Dabei lassen sich durchaus bestimmte Muster erkennen, die verbale oder gar körperliche Attacken wahrscheinlicher machen. "Viele Täter sind männlich, relativ jung und eben oft alkoholisiert", sagte der Polizeisprecher, der gleichzeitig klarstellte, seine Kollegen würden bei Auseinandersetzungen zunächst - wo es geht - versuchen, mäßigend auf Störenfriede einzuwirken. "Wir bleiben so lange wie möglich sachlich und überhören zudem auch schon einmal eine Beleidigung", hieß es vonseiten der Polizei.

Vor allem bei familiären Streitigkeiten ist Fingerspitzengefühl gefragt. Indes kommt es immer wieder vor, dass die Beamten doch eingreifen müssen - beispielsweise dann, wenn es gilt, Platzverweise durchzusetzen. "Im Zweifelsfall sind wir gefordert, Maßnahmen mit Zwang Geltung zu verschaffen", betonte der Polizeisprecher.

Darüber hinaus unterstrich die Polizei, die Beamten allein seien bei der Bekämpfung zunehmender Gewalt überfordert. "Die Ursachen sind vielfältig - und bei jüngeren Leuten sind auch die Eltern sowie die Lehrer in der Pflicht", sagte der Sprecher.

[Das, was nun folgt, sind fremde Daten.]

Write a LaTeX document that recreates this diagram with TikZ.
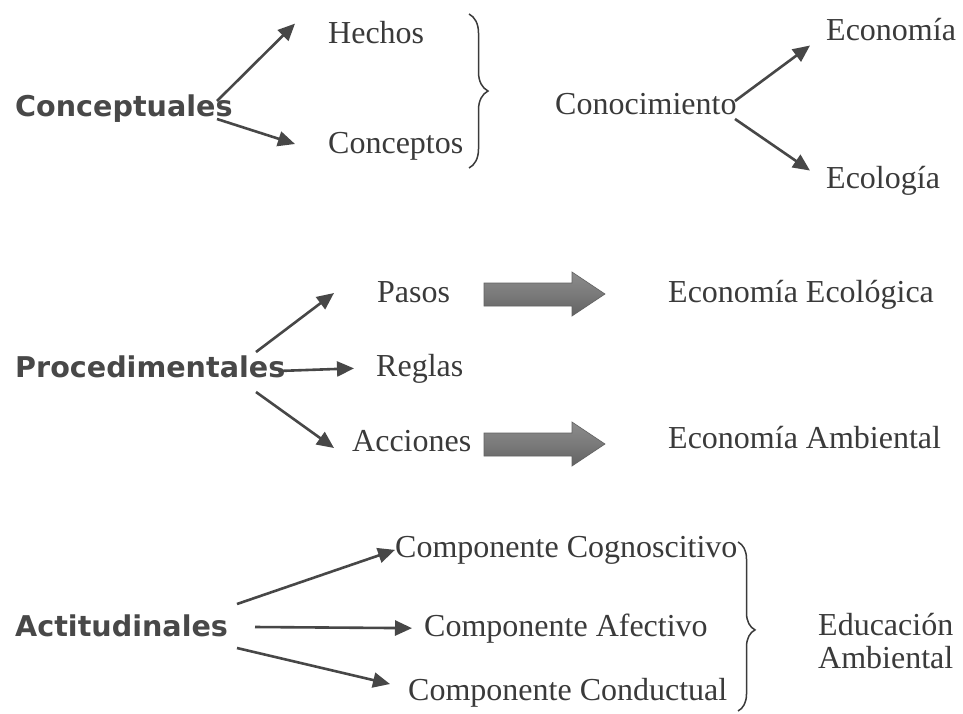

Allerdings sind es nicht nur Jugendliche, die für Ärger sorgen. So ging bei dem Gewaltausbruch vor ein paar Wochen an der Solinger Polizeiinspektion die Aggression zunächst von einem erwachsenen Mitglied der Familie aus. Was wiederum für den Mann sowie seine Verwandten noch unangenehme Folgen haben dürfte. Denn die Polizisten erstatteten Anzeige, so dass am Ende eine Strafe stehen könnte.